Restate the data below word for word. Skip any images it contains.
--- START OF DATA SHOWN ---
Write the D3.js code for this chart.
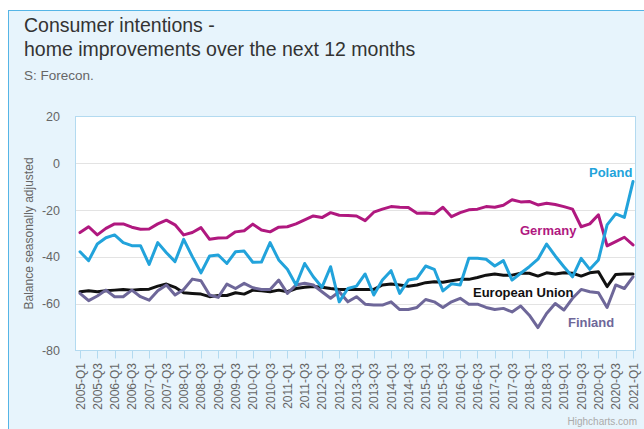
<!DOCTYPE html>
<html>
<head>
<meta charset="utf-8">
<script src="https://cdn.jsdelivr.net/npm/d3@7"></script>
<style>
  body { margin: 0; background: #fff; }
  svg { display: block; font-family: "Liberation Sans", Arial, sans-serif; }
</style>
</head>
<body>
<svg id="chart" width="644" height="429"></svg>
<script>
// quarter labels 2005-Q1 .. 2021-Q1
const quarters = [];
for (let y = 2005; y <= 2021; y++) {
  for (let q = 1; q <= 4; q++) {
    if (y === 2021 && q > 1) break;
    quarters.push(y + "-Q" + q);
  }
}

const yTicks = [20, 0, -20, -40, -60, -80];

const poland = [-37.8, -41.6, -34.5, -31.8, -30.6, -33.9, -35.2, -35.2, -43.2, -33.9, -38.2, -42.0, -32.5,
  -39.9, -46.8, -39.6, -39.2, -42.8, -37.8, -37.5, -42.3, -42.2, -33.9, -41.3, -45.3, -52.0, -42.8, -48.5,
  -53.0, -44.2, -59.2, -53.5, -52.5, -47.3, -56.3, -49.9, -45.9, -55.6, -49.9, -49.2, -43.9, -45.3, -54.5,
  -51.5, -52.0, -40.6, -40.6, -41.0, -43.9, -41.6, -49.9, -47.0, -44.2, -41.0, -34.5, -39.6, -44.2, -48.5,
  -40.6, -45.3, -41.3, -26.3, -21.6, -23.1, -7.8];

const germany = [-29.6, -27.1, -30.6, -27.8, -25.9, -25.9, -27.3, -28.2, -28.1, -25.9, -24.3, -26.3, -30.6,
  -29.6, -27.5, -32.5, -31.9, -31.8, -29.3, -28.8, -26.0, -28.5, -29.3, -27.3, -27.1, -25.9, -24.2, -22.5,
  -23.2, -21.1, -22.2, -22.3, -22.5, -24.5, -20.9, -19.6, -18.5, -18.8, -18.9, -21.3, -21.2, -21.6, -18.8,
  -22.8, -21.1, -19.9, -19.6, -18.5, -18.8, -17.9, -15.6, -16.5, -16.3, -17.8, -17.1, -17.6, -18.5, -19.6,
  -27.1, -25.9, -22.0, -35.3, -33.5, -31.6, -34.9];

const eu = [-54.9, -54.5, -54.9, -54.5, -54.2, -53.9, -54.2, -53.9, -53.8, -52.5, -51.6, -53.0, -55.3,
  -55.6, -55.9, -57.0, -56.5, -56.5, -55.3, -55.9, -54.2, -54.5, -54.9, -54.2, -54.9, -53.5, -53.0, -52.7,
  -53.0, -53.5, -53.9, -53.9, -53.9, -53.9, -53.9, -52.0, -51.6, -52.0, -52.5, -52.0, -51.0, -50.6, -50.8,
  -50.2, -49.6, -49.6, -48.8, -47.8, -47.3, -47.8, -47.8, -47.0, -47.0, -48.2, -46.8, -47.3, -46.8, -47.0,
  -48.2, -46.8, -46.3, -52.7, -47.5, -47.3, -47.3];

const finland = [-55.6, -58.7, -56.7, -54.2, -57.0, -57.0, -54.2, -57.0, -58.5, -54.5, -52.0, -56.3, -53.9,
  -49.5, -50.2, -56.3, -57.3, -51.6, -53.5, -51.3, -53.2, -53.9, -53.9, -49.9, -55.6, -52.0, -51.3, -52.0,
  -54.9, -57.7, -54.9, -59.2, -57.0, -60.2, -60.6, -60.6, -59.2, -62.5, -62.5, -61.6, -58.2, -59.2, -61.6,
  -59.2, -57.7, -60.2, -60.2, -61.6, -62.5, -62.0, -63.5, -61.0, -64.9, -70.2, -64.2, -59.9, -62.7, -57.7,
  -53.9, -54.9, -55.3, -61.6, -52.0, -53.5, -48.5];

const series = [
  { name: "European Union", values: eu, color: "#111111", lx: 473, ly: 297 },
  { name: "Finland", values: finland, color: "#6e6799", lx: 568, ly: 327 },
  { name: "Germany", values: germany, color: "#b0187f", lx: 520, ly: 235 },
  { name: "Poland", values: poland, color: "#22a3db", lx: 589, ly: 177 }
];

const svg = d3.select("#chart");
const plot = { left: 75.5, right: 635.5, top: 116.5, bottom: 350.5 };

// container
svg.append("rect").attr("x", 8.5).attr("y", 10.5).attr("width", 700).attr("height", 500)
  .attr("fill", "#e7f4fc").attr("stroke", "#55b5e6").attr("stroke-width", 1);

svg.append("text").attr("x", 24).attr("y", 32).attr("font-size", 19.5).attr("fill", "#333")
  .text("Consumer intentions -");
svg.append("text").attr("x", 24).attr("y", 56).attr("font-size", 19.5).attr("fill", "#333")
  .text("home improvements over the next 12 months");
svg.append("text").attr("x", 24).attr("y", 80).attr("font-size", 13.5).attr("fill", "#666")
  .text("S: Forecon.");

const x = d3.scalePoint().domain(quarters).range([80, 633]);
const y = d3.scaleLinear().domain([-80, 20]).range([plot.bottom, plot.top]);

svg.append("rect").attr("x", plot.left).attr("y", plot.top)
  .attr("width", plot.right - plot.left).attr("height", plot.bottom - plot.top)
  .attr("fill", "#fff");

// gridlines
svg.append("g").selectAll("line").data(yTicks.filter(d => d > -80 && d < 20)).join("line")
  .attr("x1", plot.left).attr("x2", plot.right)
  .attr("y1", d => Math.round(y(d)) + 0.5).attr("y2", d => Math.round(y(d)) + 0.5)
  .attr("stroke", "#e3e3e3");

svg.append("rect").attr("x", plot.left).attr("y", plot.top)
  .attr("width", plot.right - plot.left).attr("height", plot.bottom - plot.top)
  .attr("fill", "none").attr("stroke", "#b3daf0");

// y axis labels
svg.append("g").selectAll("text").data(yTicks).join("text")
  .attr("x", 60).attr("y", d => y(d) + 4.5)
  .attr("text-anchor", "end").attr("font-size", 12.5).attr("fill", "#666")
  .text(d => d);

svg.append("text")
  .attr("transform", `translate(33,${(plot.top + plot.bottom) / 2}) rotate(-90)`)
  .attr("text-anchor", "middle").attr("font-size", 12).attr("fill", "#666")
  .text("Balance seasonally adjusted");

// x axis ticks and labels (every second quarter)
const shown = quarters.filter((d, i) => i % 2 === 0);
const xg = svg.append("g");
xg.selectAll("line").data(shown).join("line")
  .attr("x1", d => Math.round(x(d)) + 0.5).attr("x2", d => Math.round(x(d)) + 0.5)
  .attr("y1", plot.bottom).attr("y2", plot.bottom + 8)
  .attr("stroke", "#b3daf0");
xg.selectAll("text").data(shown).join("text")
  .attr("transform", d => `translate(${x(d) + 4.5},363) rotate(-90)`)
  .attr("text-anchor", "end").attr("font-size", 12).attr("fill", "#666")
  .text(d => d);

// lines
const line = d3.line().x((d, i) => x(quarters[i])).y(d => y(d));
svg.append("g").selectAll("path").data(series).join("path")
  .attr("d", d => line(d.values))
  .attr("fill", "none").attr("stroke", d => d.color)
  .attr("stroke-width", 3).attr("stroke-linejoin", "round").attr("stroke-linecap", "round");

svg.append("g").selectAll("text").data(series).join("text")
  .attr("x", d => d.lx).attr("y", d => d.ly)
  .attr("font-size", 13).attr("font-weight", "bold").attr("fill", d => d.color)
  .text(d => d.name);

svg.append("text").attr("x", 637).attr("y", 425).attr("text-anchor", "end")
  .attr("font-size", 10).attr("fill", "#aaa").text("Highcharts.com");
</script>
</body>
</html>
--- END OF DATA SHOWN ---
## THE SOLUTION
Write the D3.js code for this chart.
<!DOCTYPE html>
<html>
<head>
<meta charset="utf-8">
<script src="https://cdn.jsdelivr.net/npm/d3@7"></script>
<style>
  body { margin: 0; background: #fff; }
  svg { display: block; font-family: "Liberation Sans", Arial, sans-serif; }
</style>
</head>
<body>
<svg id="chart" width="644" height="429"></svg>
<script>
// quarter labels 2005-Q1 .. 2021-Q1
const quarters = [];
for (let y = 2005; y <= 2021; y++) {
  for (let q = 1; q <= 4; q++) {
    if (y === 2021 && q > 1) break;
    quarters.push(y + "-Q" + q);
  }
}

const yTicks = [20, 0, -20, -40, -60, -80];

const poland = [-37.8, -41.6, -34.5, -31.8, -30.6, -33.9, -35.2, -35.2, -43.2, -33.9, -38.2, -42.0, -32.5,
  -39.9, -46.8, -39.6, -39.2, -42.8, -37.8, -37.5, -42.3, -42.2, -33.9, -41.3, -45.3, -52.0, -42.8, -48.5,
  -53.0, -44.2, -59.2, -53.5, -52.5, -47.3, -56.3, -49.9, -45.9, -55.6, -49.9, -49.2, -43.9, -45.3, -54.5,
  -51.5, -52.0, -40.6, -40.6, -41.0, -43.9, -41.6, -49.9, -47.0, -44.2, -41.0, -34.5, -39.6, -44.2, -48.5,
  -40.6, -45.3, -41.3, -26.3, -21.6, -23.1, -7.8];

const germany = [-29.6, -27.1, -30.6, -27.8, -25.9, -25.9, -27.3, -28.2, -28.1, -25.9, -24.3, -26.3, -30.6,
  -29.6, -27.5, -32.5, -31.9, -31.8, -29.3, -28.8, -26.0, -28.5, -29.3, -27.3, -27.1, -25.9, -24.2, -22.5,
  -23.2, -21.1, -22.2, -22.3, -22.5, -24.5, -20.9, -19.6, -18.5, -18.8, -18.9, -21.3, -21.2, -21.6, -18.8,
  -22.8, -21.1, -19.9, -19.6, -18.5, -18.8, -17.9, -15.6, -16.5, -16.3, -17.8, -17.1, -17.6, -18.5, -19.6,
  -27.1, -25.9, -22.0, -35.3, -33.5, -31.6, -34.9];

const eu = [-54.9, -54.5, -54.9, -54.5, -54.2, -53.9, -54.2, -53.9, -53.8, -52.5, -51.6, -53.0, -55.3,
  -55.6, -55.9, -57.0, -56.5, -56.5, -55.3, -55.9, -54.2, -54.5, -54.9, -54.2, -54.9, -53.5, -53.0, -52.7,
  -53.0, -53.5, -53.9, -53.9, -53.9, -53.9, -53.9, -52.0, -51.6, -52.0, -52.5, -52.0, -51.0, -50.6, -50.8,
  -50.2, -49.6, -49.6, -48.8, -47.8, -47.3, -47.8, -47.8, -47.0, -47.0, -48.2, -46.8, -47.3, -46.8, -47.0,
  -48.2, -46.8, -46.3, -52.7, -47.5, -47.3, -47.3];

const finland = [-55.6, -58.7, -56.7, -54.2, -57.0, -57.0, -54.2, -57.0, -58.5, -54.5, -52.0, -56.3, -53.9,
  -49.5, -50.2, -56.3, -57.3, -51.6, -53.5, -51.3, -53.2, -53.9, -53.9, -49.9, -55.6, -52.0, -51.3, -52.0,
  -54.9, -57.7, -54.9, -59.2, -57.0, -60.2, -60.6, -60.6, -59.2, -62.5, -62.5, -61.6, -58.2, -59.2, -61.6,
  -59.2, -57.7, -60.2, -60.2, -61.6, -62.5, -62.0, -63.5, -61.0, -64.9, -70.2, -64.2, -59.9, -62.7, -57.7,
  -53.9, -54.9, -55.3, -61.6, -52.0, -53.5, -48.5];

const series = [
  { name: "European Union", values: eu, color: "#111111", lx: 473, ly: 297 },
  { name: "Finland", values: finland, color: "#6e6799", lx: 568, ly: 327 },
  { name: "Germany", values: germany, color: "#b0187f", lx: 520, ly: 235 },
  { name: "Poland", values: poland, color: "#22a3db", lx: 589, ly: 177 }
];

const svg = d3.select("#chart");
const plot = { left: 75.5, right: 635.5, top: 116.5, bottom: 350.5 };

// container
svg.append("rect").attr("x", 8.5).attr("y", 10.5).attr("width", 700).attr("height", 500)
  .attr("fill", "#e7f4fc").attr("stroke", "#55b5e6").attr("stroke-width", 1);

svg.append("text").attr("x", 24).attr("y", 32).attr("font-size", 19.5).attr("fill", "#333")
  .text("Consumer intentions -");
svg.append("text").attr("x", 24).attr("y", 56).attr("font-size", 19.5).attr("fill", "#333")
  .text("home improvements over the next 12 months");
svg.append("text").attr("x", 24).attr("y", 80).attr("font-size", 13.5).attr("fill", "#666")
  .text("S: Forecon.");

const x = d3.scalePoint().domain(quarters).range([80, 633]);
const y = d3.scaleLinear().domain([-80, 20]).range([plot.bottom, plot.top]);

svg.append("rect").attr("x", plot.left).attr("y", plot.top)
  .attr("width", plot.right - plot.left).attr("height", plot.bottom - plot.top)
  .attr("fill", "#fff");

// gridlines
svg.append("g").selectAll("line").data(yTicks.filter(d => d > -80 && d < 20)).join("line")
  .attr("x1", plot.left).attr("x2", plot.right)
  .attr("y1", d => Math.round(y(d)) + 0.5).attr("y2", d => Math.round(y(d)) + 0.5)
  .attr("stroke", "#e3e3e3");

svg.append("rect").attr("x", plot.left).attr("y", plot.top)
  .attr("width", plot.right - plot.left).attr("height", plot.bottom - plot.top)
  .attr("fill", "none").attr("stroke", "#b3daf0");

// y axis labels
svg.append("g").selectAll("text").data(yTicks).join("text")
  .attr("x", 60).attr("y", d => y(d) + 4.5)
  .attr("text-anchor", "end").attr("font-size", 12.5).attr("fill", "#666")
  .text(d => d);

svg.append("text")
  .attr("transform", `translate(33,${(plot.top + plot.bottom) / 2}) rotate(-90)`)
  .attr("text-anchor", "middle").attr("font-size", 12).attr("fill", "#666")
  .text("Balance seasonally adjusted");

// x axis ticks and labels (every second quarter)
const shown = quarters.filter((d, i) => i % 2 === 0);
const xg = svg.append("g");
xg.selectAll("line").data(shown).join("line")
  .attr("x1", d => Math.round(x(d)) + 0.5).attr("x2", d => Math.round(x(d)) + 0.5)
  .attr("y1", plot.bottom).attr("y2", plot.bottom + 8)
  .attr("stroke", "#b3daf0");
xg.selectAll("text").data(shown).join("text")
  .attr("transform", d => `translate(${x(d) + 4.5},363) rotate(-90)`)
  .attr("text-anchor", "end").attr("font-size", 12).attr("fill", "#666")
  .text(d => d);

// lines
const line = d3.line().x((d, i) => x(quarters[i])).y(d => y(d));
svg.append("g").selectAll("path").data(series).join("path")
  .attr("d", d => line(d.values))
  .attr("fill", "none").attr("stroke", d => d.color)
  .attr("stroke-width", 3).attr("stroke-linejoin", "round").attr("stroke-linecap", "round");

svg.append("g").selectAll("text").data(series).join("text")
  .attr("x", d => d.lx).attr("y", d => d.ly)
  .attr("font-size", 13).attr("font-weight", "bold").attr("fill", d => d.color)
  .text(d => d.name);

svg.append("text").attr("x", 637).attr("y", 425).attr("text-anchor", "end")
  .attr("font-size", 10).attr("fill", "#aaa").text("Highcharts.com");
</script>
</body>
</html>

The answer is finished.